-- EXERCISE DESCRIPTION --
Only the lines from the start of the data below through the line that contains "350, 400, 450];" are to be copied, exactly and without pictures.

-- SUPPLIED MATERIAL --
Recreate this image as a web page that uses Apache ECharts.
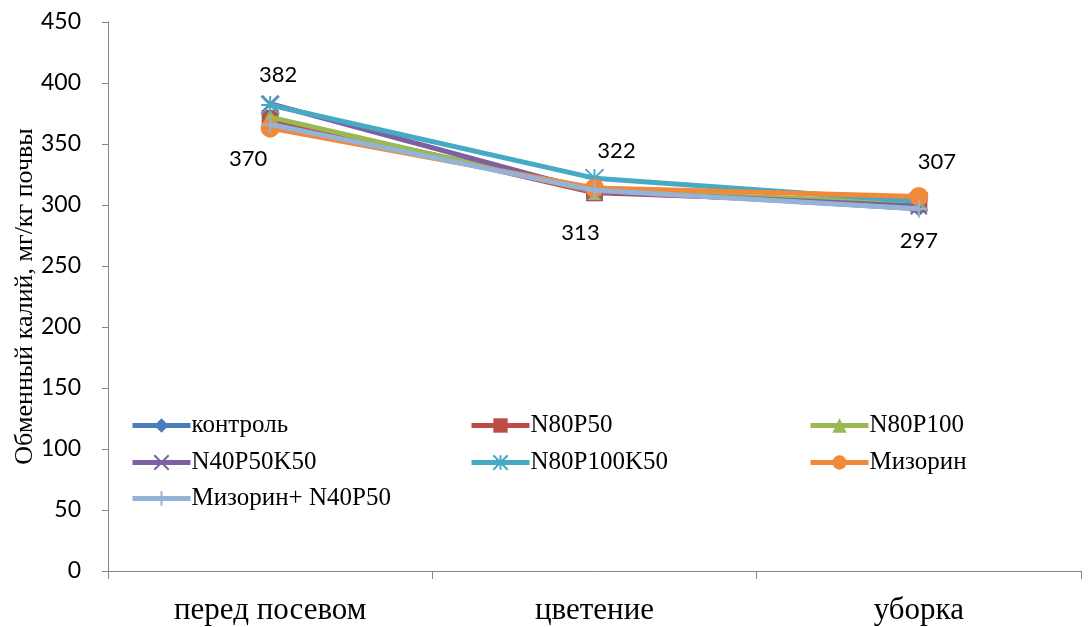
<!DOCTYPE html>
<html><head><meta charset="utf-8">
<script src="https://cdn.jsdelivr.net/npm/echarts@6/dist/echarts.min.js"></script>
<style>html,body{margin:0;padding:0;background:#fff}#c{width:1091px;height:627px}</style>
</head><body><div id="c"></div>
<script>
const categories = ['перед посевом', 'цветение', 'уборка'];
const seriesNames = ['контроль', 'N80P50', 'N80P100', 'N40P50K50', 'N80P100K50', 'Мизорин', 'Мизорин+ N40P50'];
const kontrol = [370, 313, 297];
const n80p50 = [371, 310, 301];
const n80p100 = [372, 311, 302];
const n40p50k50 = [383, 311, 299];
const n80p100k50 = [382, 322, 303];
const mizorin = [363, 314, 307];
const mizorinN40P50 = [366, 312, 297];
const yTicks = [0, 50, 100, 150, 200, 250, 300, 350, 400, 450];

const values = [kontrol, n80p50, n80p100, n40p50k50, n80p100k50, mizorin, mizorinN40P50];
const colors = ['#4A7EBB', '#BE4B48', '#98B954', '#7D60A0', '#46AAC5', '#F08A3A', '#95B3D7'];
const symbols = ['diamond', 'rect', 'triangle',
  'path://M0,0L10,10M10,0L0,10',
  'path://M0,0L10,10M10,0L0,10M5,0L5,10M0,5L10,5',
  'circle',
  'path://M5,0L5,10M0,5L10,5'];
const sizes = [16, 17, 17, 16, 18, 19, 18];
const isPath = s => s.startsWith('path://');

const labelAbove = {4: [0, 1], 5: [2]};
const labelFont = {color: '#000', fontFamily: 'Lato, "Open Sans", sans-serif', fontSize: 22};

const series = seriesNames.map((n, i) => ({
  name: n, type: 'line', data: values[i],
  symbol: symbols[i], symbolSize: sizes[i],
  lineStyle: {width: 5, color: colors[i]},
  itemStyle: isPath(symbols[i]) ? {color: colors[i], borderColor: colors[i], borderWidth: 2} : {color: colors[i]},
  z: 2 + i,
  label: Object.assign({
    show: i === 0 || !!labelAbove[i],
    position: i === 0 ? 'bottom' : 'top',
    distance: 12,
    formatter: p => (i === 0 || labelAbove[i].includes(p.dataIndex)) ? String(p.value) : ''
  }, labelFont)
}));
series[4].data = n80p100k50.map((v, k) => ({value: v, label: {offset: k === 0 ? [8, 3] : [22, 6]}}));
series[5].data = mizorin.map((v, k) => ({value: v, label: {offset: [18, -2]}}));
series[0].data = kontrol.map((v, k) => ({value: v, label: {offset: k === 0 ? [-22, 0] : (k === 1 ? [-14, 0] : [0, 0]), distance: k === 0 ? 20 : (k === 1 ? 25 : 13)}}));

const legendCols = [130, 469, 808];
const legendRows = [413, 450, 486];
const legends = seriesNames.map((n, i) => ({
  data: [n],
  left: legendCols[i % 3], top: legendRows[Math.floor(i / 3)],
  padding: 0,
  itemWidth: 58, itemHeight: 18, itemGap: 0,
  lineStyle: {width: 5},
  textStyle: {fontFamily: '"Liberation Serif", serif', fontSize: 25, color: '#000', padding: [0, 0, 0, -4]}
}));

const chart = echarts.init(document.getElementById('c'));
chart.setOption({
  animation: false,
  legend: legends,
  grid: {left: 108, right: 10, top: 22, bottom: 56, containLabel: false, outerBoundsMode: 'none'},
  xAxis: {
    type: 'category', data: categories, boundaryGap: true,
    axisLine: {lineStyle: {color: '#868686', width: 1}},
    axisTick: {show: true, length: 8, lineStyle: {color: '#868686'}},
    axisLabel: {fontFamily: '"Liberation Serif", serif', fontSize: 31, color: '#000', margin: 24}
  },
  yAxis: {
    type: 'value', min: yTicks[0], max: yTicks[yTicks.length - 1], interval: 50,
    name: 'Обменный калий, мг/кг почвы', nameLocation: 'middle', nameGap: 70,
    nameMoveOverlap: false,
    nameTextStyle: {fontFamily: '"Liberation Serif", serif', fontSize: 26, color: '#000'},
    axisLine: {show: true, lineStyle: {color: '#868686', width: 1}},
    axisTick: {show: true, length: 6, lineStyle: {color: '#868686'}},
    splitLine: {show: false},
    axisLabel: {fontFamily: 'Lato, "Open Sans", sans-serif', fontSize: 23, color: '#000', margin: 27}
  },
  series
});
</script>
</body></html>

-- WRITTEN ANSWER --
Recreate this image as a web page that uses Apache ECharts.
<!DOCTYPE html>
<html><head><meta charset="utf-8">
<script src="https://cdn.jsdelivr.net/npm/echarts@6/dist/echarts.min.js"></script>
<style>html,body{margin:0;padding:0;background:#fff}#c{width:1091px;height:627px}</style>
</head><body><div id="c"></div>
<script>
const categories = ['перед посевом', 'цветение', 'уборка'];
const seriesNames = ['контроль', 'N80P50', 'N80P100', 'N40P50K50', 'N80P100K50', 'Мизорин', 'Мизорин+ N40P50'];
const kontrol = [370, 313, 297];
const n80p50 = [371, 310, 301];
const n80p100 = [372, 311, 302];
const n40p50k50 = [383, 311, 299];
const n80p100k50 = [382, 322, 303];
const mizorin = [363, 314, 307];
const mizorinN40P50 = [366, 312, 297];
const yTicks = [0, 50, 100, 150, 200, 250, 300, 350, 400, 450];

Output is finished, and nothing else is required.